The preconditioner quality can be inferred from the ratio {\tt nli/nni},
which is the average number of Krylov iterations per Newton iteration. The
most interesting (and unexpected) result is the variation of run time with
library: SHMEM is the most efficient, but EPCC is a very close second, and
MPICH loses considerable efficiency by comparison, as the problem size
grows. This means that the highly portable MPI version of {\cvode}, with an
appropriate choice of MPI implementation, is fully competitive with the
Cray-specific version using the SHMEM library. While the overall costs do
not represent a well-scaled parallel algorithm (because of the
preconditioner choice), the cost per function evaluation is quite flat for
EPCC and SHMEM, at .033 to .037 (for MPICH it ranges from .044 to .068).

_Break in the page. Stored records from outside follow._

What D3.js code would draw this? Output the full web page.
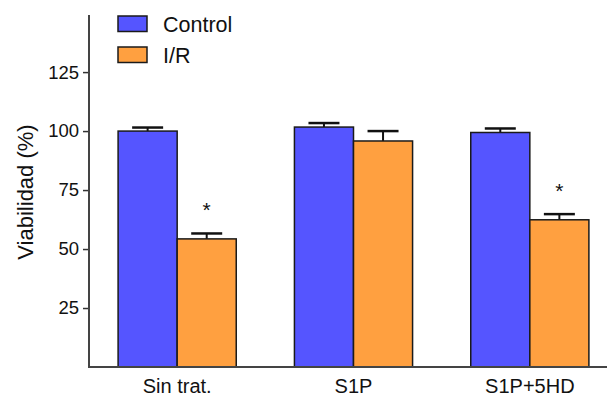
<!DOCTYPE html>
<html>
<head>
<meta charset="utf-8">
<script src="https://cdn.jsdelivr.net/npm/d3@7"></script>
<style>
  html, body { margin: 0; padding: 0; background: #fff; }
  svg { display: block; font-family: Arial, "Liberation Sans", Helvetica, sans-serif; }
</style>
</head>
<body>
<svg id="chart" width="607" height="396"></svg>
<script>
// Treatment groups and series
const categories = ["Sin trat.", "S1P", "S1P+5HD"];
const seriesNames = ["Control", "I/R"];
const controlValues = [100, 101.7, 99.4];
const controlErrors = [1.5, 1.7, 1.7];
const irValues = [54.3, 95.8, 62.4];
const irErrors = [2.3, 4.2, 2.4];
const significant = [true, false, true]; // I/R vs Control
const yTicks = [25, 50, 75, 100, 125];

const colors = { "Control": "#5555FF", "I/R": "#FFA040" };

const svg = d3.select("#chart");
const axisX = 89, plotBottom = 367, plotTop = 15;

const y = d3.scaleLinear().domain([0, 149.2]).range([plotBottom, plotTop]);
const x = d3.scaleBand().domain(categories).range([axisX, 618]).paddingInner(0.33).paddingOuter(0.165);
const xs = d3.scaleBand().domain(seriesNames).range([0, x.bandwidth()]);

const rows = categories.map((c, i) => ({
  cat: c,
  bars: [
    { s: "Control", v: controlValues[i], e: controlErrors[i] },
    { s: "I/R", v: irValues[i], e: irErrors[i] }
  ],
  sig: significant[i]
}));

// Bars with error caps
const g = svg.selectAll("g.grp").data(rows).join("g")
  .attr("class", "grp")
  .attr("transform", d => `translate(${x(d.cat)},0)`);

const capW = 31;
g.selectAll("g.err").data(d => d.bars).join("g").attr("class", "err")
  .each(function(b) {
    const cx = xs(b.s) + xs.bandwidth() / 2;
    const sel = d3.select(this);
    sel.append("line").attr("x1", cx).attr("x2", cx)
      .attr("y1", y(b.v)).attr("y2", y(b.v + b.e))
      .attr("stroke", "#111").attr("stroke-width", 2);
    sel.append("line").attr("x1", cx - capW / 2).attr("x2", cx + capW / 2)
      .attr("y1", y(b.v + b.e)).attr("y2", y(b.v + b.e))
      .attr("stroke", "#111").attr("stroke-width", 2.5);
  });

g.selectAll("rect").data(d => d.bars).join("rect")
  .attr("x", b => xs(b.s))
  .attr("y", b => y(b.v))
  .attr("width", xs.bandwidth())
  .attr("height", b => y(0) - y(b.v))
  .attr("fill", b => colors[b.s])
  .attr("stroke", "#1a1a1a")
  .attr("stroke-width", 1.5);

// Significance marks above I/R bars
g.filter(d => d.sig).append("text")
  .attr("x", xs("I/R") + xs.bandwidth() / 2)
  .attr("y", d => y(d.bars[1].v + d.bars[1].e) - 16)
  .attr("text-anchor", "middle")
  .attr("font-size", 21)
  .attr("fill", "#111")
  .text("*");

// Y axis
const yAxis = d3.axisLeft(y).tickValues(yTicks).tickSize(6).tickPadding(4).tickFormat(d3.format("d"));
const ya = svg.append("g").attr("transform", `translate(${axisX},0)`).call(yAxis);
ya.select(".domain").remove();
ya.selectAll(".tick line").attr("stroke", "#333").attr("stroke-width", 1.5);
ya.selectAll(".tick text").attr("font-size", 18.5).attr("fill", "#111")
  .attr("font-family", "Arial, 'Liberation Sans', sans-serif");
svg.append("line").attr("x1", axisX).attr("x2", axisX).attr("y1", plotTop).attr("y2", plotBottom + 1)
  .attr("stroke", "#444").attr("stroke-width", 2);

// X axis
svg.append("line").attr("x1", axisX - 1).attr("x2", 607).attr("y1", plotBottom).attr("y2", plotBottom)
  .attr("stroke", "#444").attr("stroke-width", 2);
const xAxis = d3.axisBottom(x).tickSize(0).tickPadding(10);
const xa = svg.append("g").attr("transform", `translate(0,${plotBottom})`).call(xAxis);
xa.select(".domain").remove();
xa.selectAll(".tick text").attr("font-size", 20).attr("fill", "#111")
  .attr("font-family", "Arial, 'Liberation Sans', sans-serif")
  .attr("dy", null).attr("y", 26);

// Y axis title
svg.append("text")
  .attr("transform", `translate(33,${192}) rotate(-90)`)
  .attr("text-anchor", "middle")
  .attr("font-size", 22)
  .attr("fill", "#111")
  .text("Viabilidad (%)");

// Legend
const legend = svg.append("g");
seriesNames.forEach((s, i) => {
  const ly = 16 + i * 31;
  legend.append("rect").attr("x", 118).attr("y", ly).attr("width", 29).attr("height", 15.5)
    .attr("fill", colors[s]).attr("stroke", "#1a1a1a").attr("stroke-width", 1.5);
  legend.append("text").attr("x", 163).attr("y", ly + 16)
    .attr("font-size", 21.5).attr("fill", "#111").text(s);
});
</script>
</body>
</html>
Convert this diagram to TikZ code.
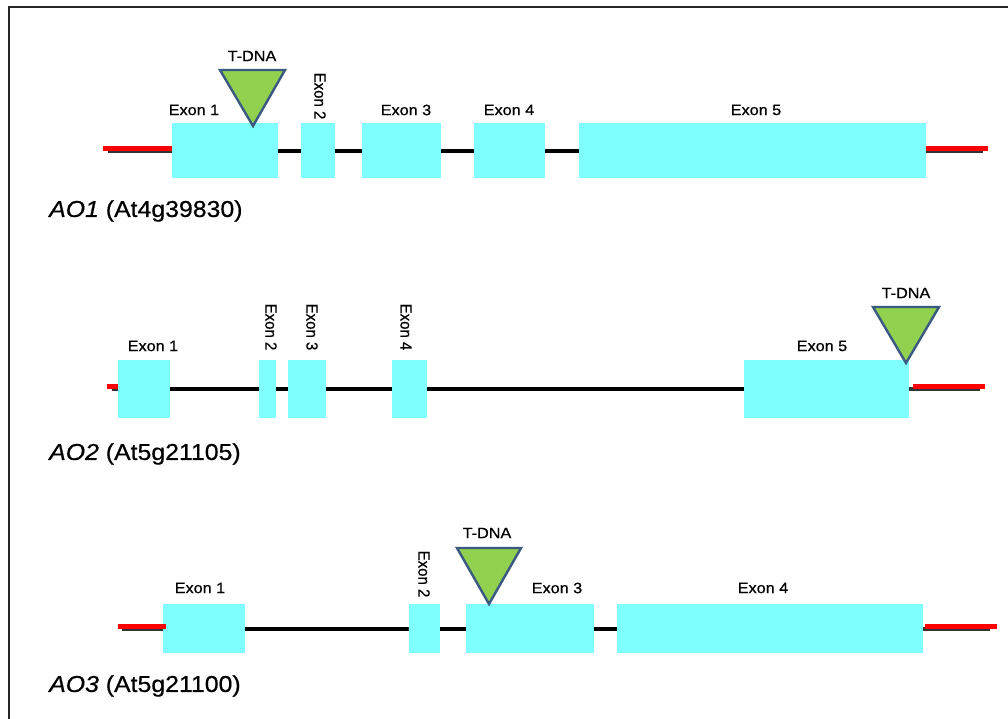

For tests that demonstrate speedup from parallelism, we consider runs with
fixed problem size: {\tt MX =} 800, {\tt MY =} 400. Here we also fix the
vertical subgrid dimension at {\tt MYSUB =} 50 and the vertical processor
array dimension at {\tt NPEY =} 8, but vary the corresponding horizontal
sizes. We take {\tt NPEX =} 8, 16, and 32, with {\tt MXSUB =} 100, 50, and
25, respectively. The runs for the three cases and three message-passing
libraries all show very good agreement in solution values and performance
counts. The run times for EPCC are 947, 494, and 278, showing speedups of
1.92 and 1.78 as the number of processors is doubled (twice). For the SHMEM
runs, the times were slightly lower and the ratios were 1.98 and 1.91. For
MPICH, consistent with the earlier runs, the run times were considerably
higher, and in fact show speedup ratios of only 1.54 and 1.03.